Leaving out all pictures, please print only the lines from the one containing "Convert this chart to Apache ECharts code." through the one containing "const xTitle = 'Enrollment".

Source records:
>>>>

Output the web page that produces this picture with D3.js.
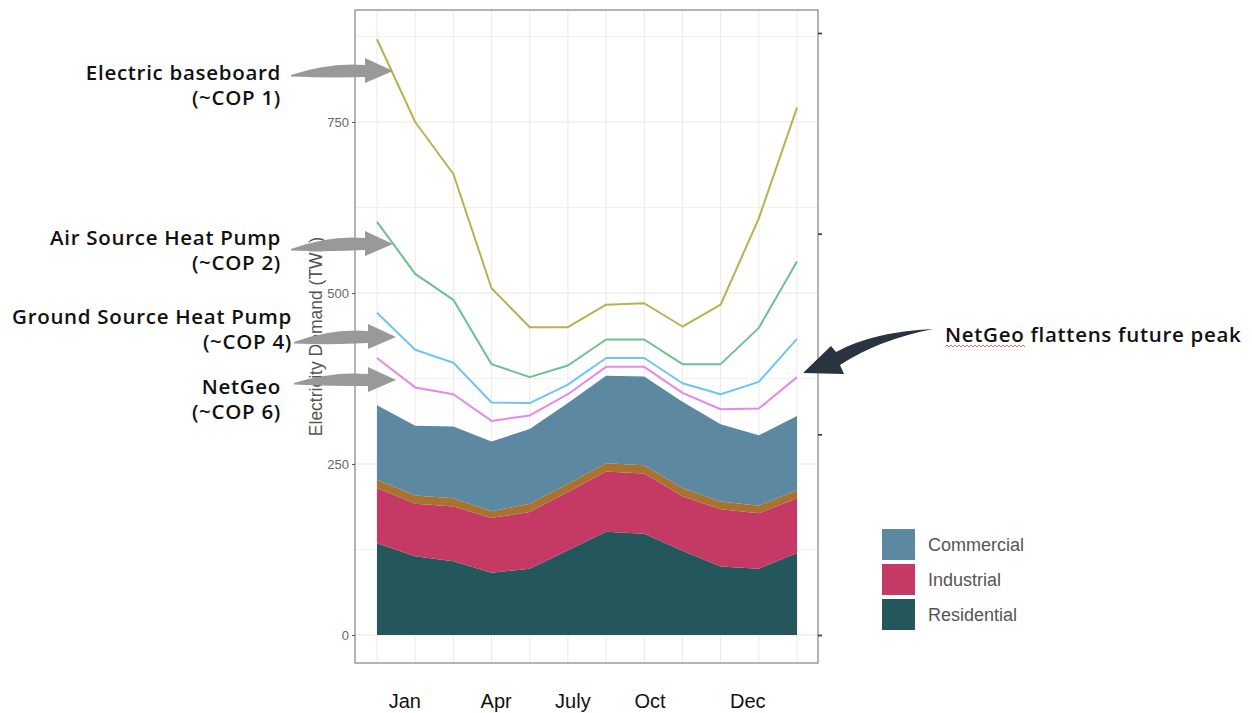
<!DOCTYPE html>
<html><head><meta charset="utf-8">
<script src="https://cdn.jsdelivr.net/npm/d3@7"></script>
<style>body{margin:0;background:#fff;} svg{display:block;}</style>
</head><body>
<svg id="c" width="1252" height="713"></svg>
<script>
// ---------- data ----------
const periods = ["P1","P2","P3","P4","P5","P6","P7","P8","P9","P10","P11","P12"];
const residential = [134,115,108,91,97,124,151,148,123,100,97,120];
const industrial  = [81,77,80,80,83,85,88,88,80,84,81,80];
const otherSector = [12,12,12,10,12,12,12,12,12,11,11,12];
const commercial  = [109,102,105,102,109,118,128,130,126,113,103,108];
const electricBaseboard = [871,750,674,507,450,450,483,485,451,483,609,771];
const airSourceHP       = [604,528,490,396,377,394,432,432,396,396,449,546];
const groundSourceHP    = [471,417,398,340,339,366,405,405,368,352,370,433];
const netGeo            = [405,362,352,313,321,352,392,392,354,330,331,377];
const xTickLabels = ["Jan","Apr","July","Oct","Dec"];
const xTickAt     = [0.73,3.12,5.13,7.15,9.71];
const yTicks = [0,250,500,750];
const legendLabels = ["Commercial","Industrial","Residential"];

// ---------- setup ----------
const svg = d3.select("#c");
const P = {l:355, r:818, t:10, b:663};
const x = d3.scaleLinear([0,11],[377,797]);
const y = d3.scaleLinear([0,750],[635,122]);
const ySec = d3.scaleLinear([0,3],[635,33]);

const colors = {
  residential:"#24575b", industrial:"#c43a65", otherSector:"#a9722f", commercial:"#5d88a1",
  electricBaseboard:"#b9b24b", airSourceHP:"#6cc191", groundSourceHP:"#6ec5f3", netGeo:"#e488ea"
};

// gridlines
const grid = svg.append("g");
grid.selectAll(".gx").data(d3.range(periods.length)).join("line")
  .attr("x1",d=>x(d)).attr("x2",d=>x(d)).attr("y1",P.t).attr("y2",P.b)
  .attr("stroke","#ebebeb").attr("stroke-width",1.1);
grid.selectAll(".gy").data(d3.range(0,876,125)).join("line")
  .attr("x1",P.l).attr("x2",P.r).attr("y1",d=>y(d)).attr("y2",d=>y(d))
  .attr("stroke",d=>d%250===0?"#e8e8e8":"#f1f1f1").attr("stroke-width",1.1);

// stacked areas
const rows = periods.map((p,i)=>({i, residential:residential[i], industrial:industrial[i], otherSector:otherSector[i], commercial:commercial[i]}));
const keys = ["residential","industrial","otherSector","commercial"];
const stack = d3.stack().keys(keys)(rows);
const area = d3.area().x(d=>x(d.data.i)).y0(d=>y(d[0])).y1(d=>y(d[1]));
svg.append("g").selectAll("path").data(stack).join("path")
  .attr("d",area).attr("fill",d=>colors[d.key]);

// lines
const lineSeries = [
  ["electricBaseboard",electricBaseboard],["airSourceHP",airSourceHP],
  ["groundSourceHP",groundSourceHP],["netGeo",netGeo]];
const line = d3.line().x((d,i)=>x(i)).y(d=>y(d));
svg.append("g").selectAll("path").data(lineSeries).join("path")
  .attr("d",d=>line(d[1])).attr("fill","none").attr("stroke",d=>colors[d[0]])
  .attr("stroke-width",2).attr("stroke-linejoin","round");

// panel border
svg.append("rect").attr("x",P.l).attr("y",P.t).attr("width",P.r-P.l).attr("height",P.b-P.t)
  .attr("fill","none").attr("stroke","#8c8c8c").attr("stroke-width",1.3);

// left axis
const yAxis = d3.axisLeft(y).tickValues(yTicks).tickSize(3).tickPadding(3);
const ga = svg.append("g").attr("transform",`translate(${P.l},0)`).call(yAxis);
ga.select(".domain").remove();
ga.selectAll("line").attr("stroke","#555");
ga.selectAll("text").attr("font-family","Liberation Sans, Arial, sans-serif").attr("font-size",13).attr("fill","#666");

// right axis (unlabelled ticks)
const gr = svg.append("g").attr("transform",`translate(${P.r},0)`)
  .call(d3.axisRight(ySec).tickValues([0,1,2,3]).tickSize(4).tickFormat(""));
gr.select(".domain").remove();
gr.selectAll("line").attr("stroke","#444").attr("stroke-width",1.8);

// y title
svg.append("text").attr("transform",`translate(322,${(P.t+P.b)/2}) rotate(-90)`)
  .attr("text-anchor","middle").attr("font-family","Liberation Sans, Arial, sans-serif")
  .attr("font-size",17.5).attr("fill","#555").text("Electricity Demand (TWh)");

// x labels
svg.append("g").selectAll("text").data(xTickLabels).join("text")
  .attr("x",(d,i)=>x(xTickAt[i])).attr("y",708).attr("text-anchor","middle")
  .attr("font-family","Liberation Sans, Arial, sans-serif").attr("font-size",20).attr("fill","#111").text(d=>d);

// legend
const lg = svg.append("g");
const legColors = [colors.commercial, colors.industrial, colors.residential];
legendLabels.forEach((lab,i)=>{
  const yy = 529 + i*35;
  lg.append("rect").attr("x",882).attr("y",yy).attr("width",33).attr("height",31).attr("fill",legColors[i]);
  lg.append("text").attr("x",928).attr("y",yy+22).attr("font-family","Liberation Sans, Arial, sans-serif")
    .attr("font-size",18).attr("fill","#555").text(lab);
});

// annotation arrows (grey)
function greyArrow(tx,ty,hx,hy){
  return `M${tx},${ty} Q${tx+38},${hy-9} ${hx-28},${hy-6} L${hx-28},${hy-13} L${hx},${hy} L${hx-28},${hy+12} L${hx-28},${hy+6} Q${tx+40},${ty+3} ${tx},${ty+1.5} Z`;
}
const arrows = [[291,75,393,71],[291,249,393,244],[294,342,396,337],[294,383,396,380]];
svg.append("g").selectAll("path").data(arrows).join("path")
  .attr("d",d=>greyArrow(...d)).attr("fill","#999");

// dark arrow
svg.append("path")
  .attr("d","M933,329 Q872,332 836,352 L831,346 L803,373 L844,374 L840,365 Q878,340 933,329 Z")
  .attr("fill","#2a3441");

// annotation text
const annF = "'Open Sans', 'DejaVu Sans', sans-serif";
const annSize = 20.5, annLS = 0.7;
svg.append("defs").append("clipPath").attr("id","clipL").append("rect")
  .attr("x",12).attr("y",0).attr("width",1240).attr("height",713);
const ann = svg.append("g").attr("clip-path","url(#clipL)");
const annLines = [
  ["Electric baseboard",281,80],["(~COP 1)",281,105],
  ["Air Source Heat Pump",281,245],["(~COP 2)",281,270],
  ["Ground Source Heat Pump",292,324],["(~COP 4)",292,349],
  ["NetGeo",281,394],["(~COP 6)",281,419]];
ann.selectAll("text").data(annLines).join("text")
  .attr("x",d=>d[1]).attr("y",d=>d[2]).attr("text-anchor","end")
  .attr("font-family",annF).attr("font-weight",600).attr("font-size",annSize)
  .attr("letter-spacing",annLS).attr("fill","#111").text(d=>d[0]);

const rt = svg.append("text").attr("x",945).attr("y",342)
  .attr("font-family",annF).attr("font-weight",600).attr("font-size",annSize)
  .attr("letter-spacing",annLS).attr("fill","#111");
const t1 = rt.append("tspan").text("NetGeo");
rt.append("tspan").text(" flattens future peak");
// spell-check squiggle
const w = t1.node().getComputedTextLength();
let sq = `M945,347`;
for(let xx=945, k=0; xx<945+w; xx+=2, k++){ sq += ` L${xx+2},${k%2?347:345}`; }
svg.append("path").attr("d",sq).attr("fill","none").attr("stroke","#e35a5a").attr("stroke-width",0.9);
</script>
</body></html>
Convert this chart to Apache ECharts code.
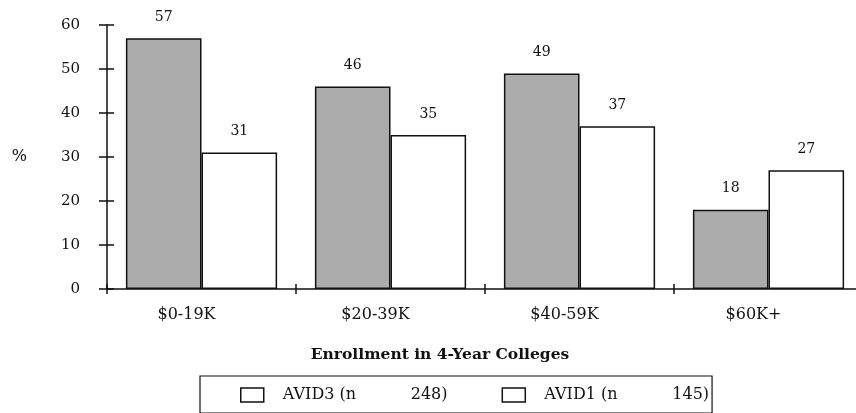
<!DOCTYPE html>
<html><head><meta charset="utf-8">
<script src="https://cdn.jsdelivr.net/npm/echarts@6/dist/echarts.min.js"></script>
<style>html,body{margin:0;padding:0;background:#fff;overflow:hidden}#c{width:866px;height:413px}</style>
</head><body><div id="c"></div>
<script>
const categories = ['$0-19K', '$20-39K', '$40-59K', '$60K+'];
const avid3 = [57, 46, 49, 18];
const avid1 = [31, 35, 37, 27];
const yTicks = [0, 10, 20, 30, 40, 50, 60];
const seriesNames = ['AVID3 (n 248)', 'AVID1 (n 145)'];
const xTitle = 'Enrollment in 4-Year Colleges';

const font = '"DejaVu Serif", "Liberation Serif", serif';
const chart = echarts.init(document.getElementById('c'));
const lbl = {show: true, position: 'top', distance: 14, color: '#111', fontFamily: font, fontSize: 14};
chart.setOption({
  animation: false,
  backgroundColor: '#fff',
  title: {text: xTitle, left: 435, top: 342, textAlign: 'center',
    textStyle: {fontFamily: font, fontSize: 15.5, fontWeight: 'bold', color: '#111'}},
  grid: {left: 107, top: 25, width: 756, height: 264},
  legend: {
    data: seriesNames, left: 200, top: 376,
    borderColor: '#111', borderWidth: 1.2, padding: [11, 3, 10, 40],
    itemGap: 54, itemWidth: 23, itemHeight: 14,
    icon: 'rect',
    itemStyle: {color: '#fff', borderColor: '#111', borderWidth: 1.5},
    formatter: function (name) {
      const i = name.lastIndexOf(' ');
      return '{a|' + name.slice(0, i) + '}{b|' + name.slice(i + 1) + '}';
    },
    textStyle: {fontFamily: font, fontSize: 16, color: '#111', padding: [0, 0, 0, 14],
      rich: {
        a: {fontFamily: font, fontSize: 16, color: '#111', width: 128},
        b: {fontFamily: font, fontSize: 16, color: '#111'}
      }}
  },
  xAxis: [{
    type: 'category', data: categories,
    axisLine: {lineStyle: {color: '#111', width: 1.5}},
    axisTick: {show: true, length: 5, lineStyle: {color: '#111', width: 1.5}},
    axisLabel: {fontFamily: font, fontSize: 16, color: '#111', margin: 18, padding: [0, 30, 0, 0]}
  }, {
    type: 'category', data: categories, position: 'bottom', offset: 0,
    axisLine: {show: false},
    axisTick: {show: true, inside: true, length: 5, lineStyle: {color: '#111', width: 1.5}},
    axisLabel: {show: false}
  }],
  yAxis: [{
    type: 'value', min: yTicks[0], max: yTicks[yTicks.length - 1], interval: 10,
    name: '%', nameLocation: 'middle', nameRotate: 0, nameGap: 80,
    nameTextStyle: {fontFamily: font, fontSize: 16, color: '#111', padding: [0, 0, 6, 0]},
    splitLine: {show: false},
    axisLine: {show: true, lineStyle: {color: '#111', width: 1.5}},
    axisTick: {show: true, length: 8, lineStyle: {color: '#111', width: 1.5}},
    axisLabel: {fontFamily: font, fontSize: 15, color: '#111', margin: 27}
  }, {
    type: 'value', min: yTicks[0], max: yTicks[yTicks.length - 1], interval: 10,
    position: 'left', offset: 0,
    splitLine: {show: false}, axisLine: {show: false},
    axisTick: {show: true, inside: true, length: 7, lineStyle: {color: '#111', width: 1.5}},
    axisLabel: {show: false}
  }],
  series: [{
    name: seriesNames[0], type: 'bar', data: avid3, barGap: '0%', barCategoryGap: '20%',
    itemStyle: {color: '#acacac', borderColor: '#111', borderWidth: 1.5},
    label: lbl
  }, {
    name: seriesNames[1], type: 'bar', data: avid1,
    itemStyle: {color: '#fff', borderColor: '#111', borderWidth: 1.5},
    label: lbl
  }]
});
</script></body></html>
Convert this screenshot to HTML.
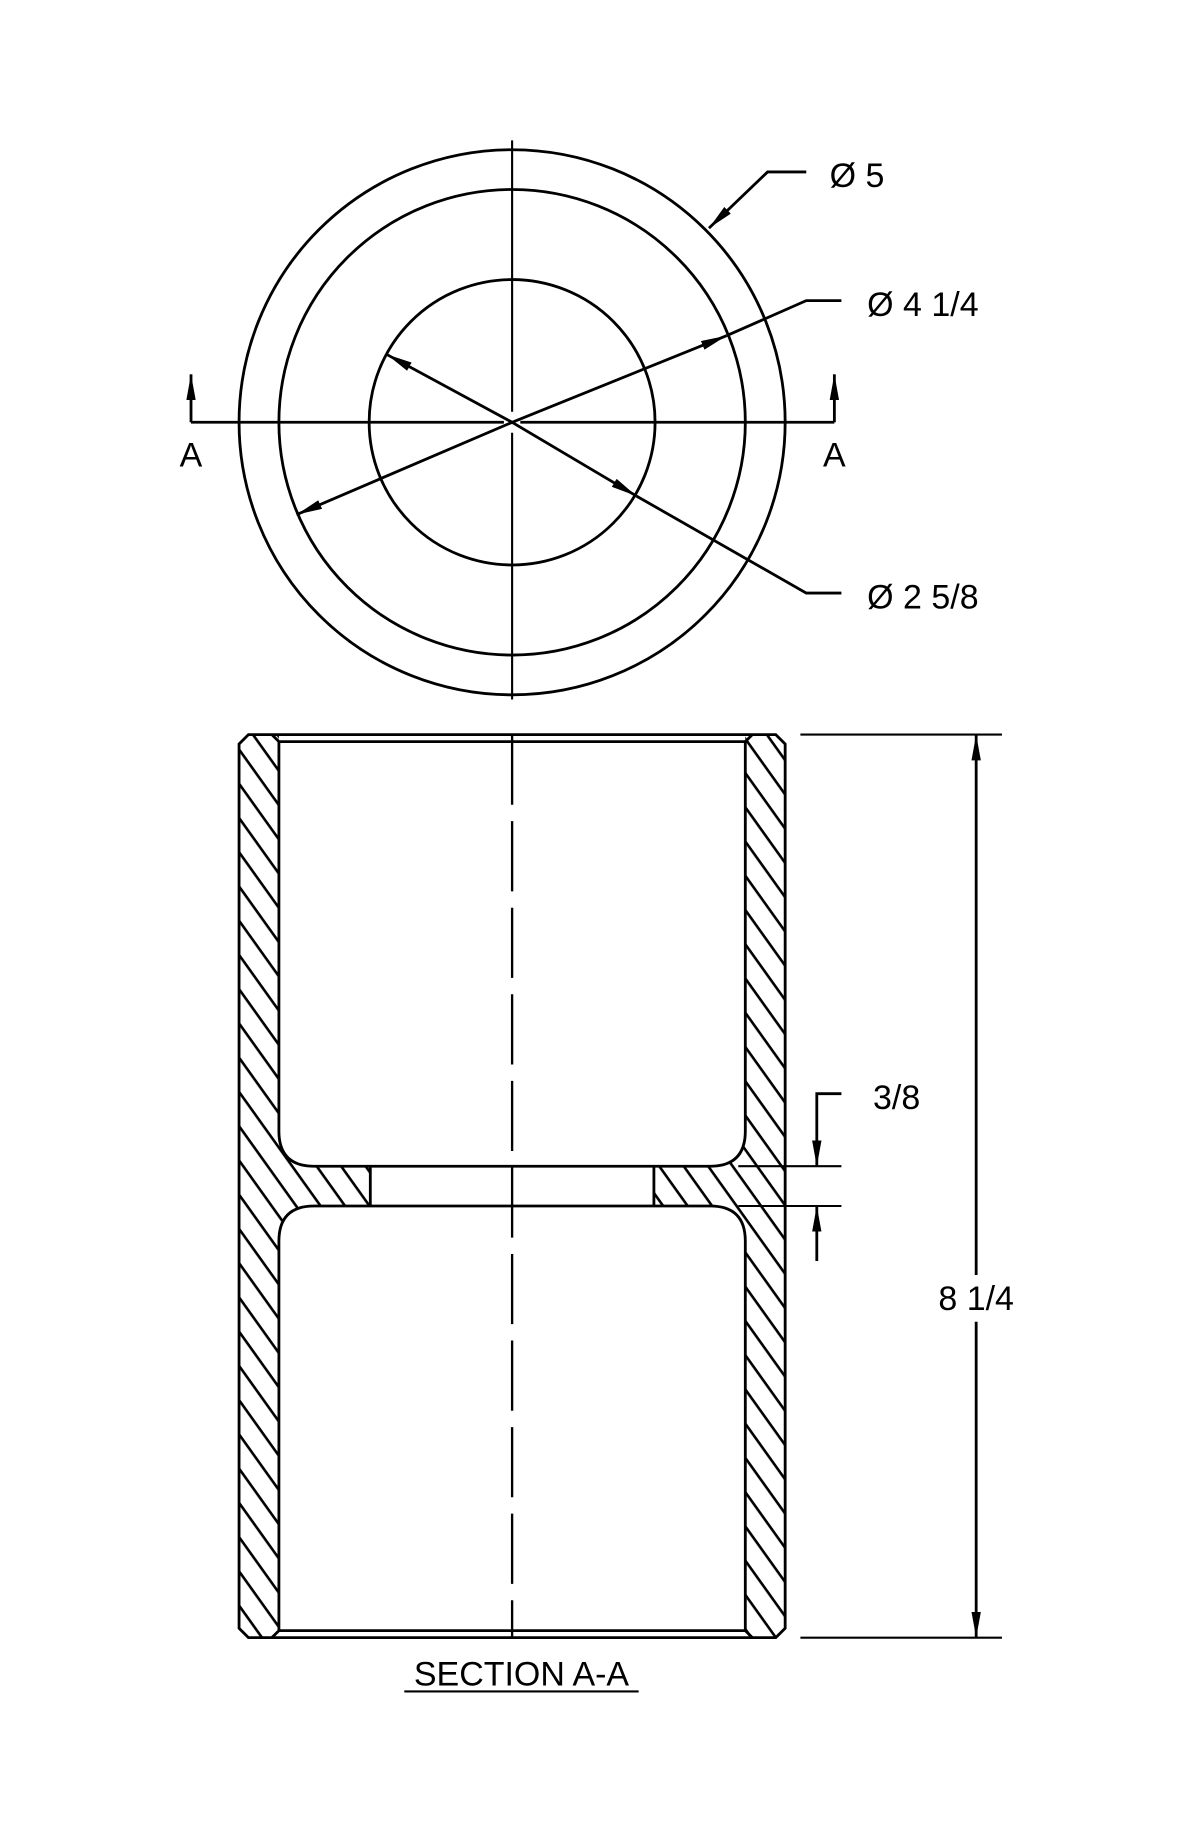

<<<<

Finished exercise:
Convert this chart to Apache ECharts code.
<!DOCTYPE html>
<html><head><meta charset="utf-8">
<script src="https://cdn.jsdelivr.net/npm/echarts@6/dist/echarts.min.js"></script>
<style>html,body{margin:0;padding:0;background:#fff;overflow:hidden}#c{width:866px;height:413px}</style>
</head><body><div id="c"></div>
<script>
const categories = ['$0-19K', '$20-39K', '$40-59K', '$60K+'];
const avid3 = [57, 46, 49, 18];
const avid1 = [31, 35, 37, 27];
const yTicks = [0, 10, 20, 30, 40, 50, 60];
const seriesNames = ['AVID3 (n 248)', 'AVID1 (n 145)'];
const xTitle = 'Enrollment in 4-Year Colleges';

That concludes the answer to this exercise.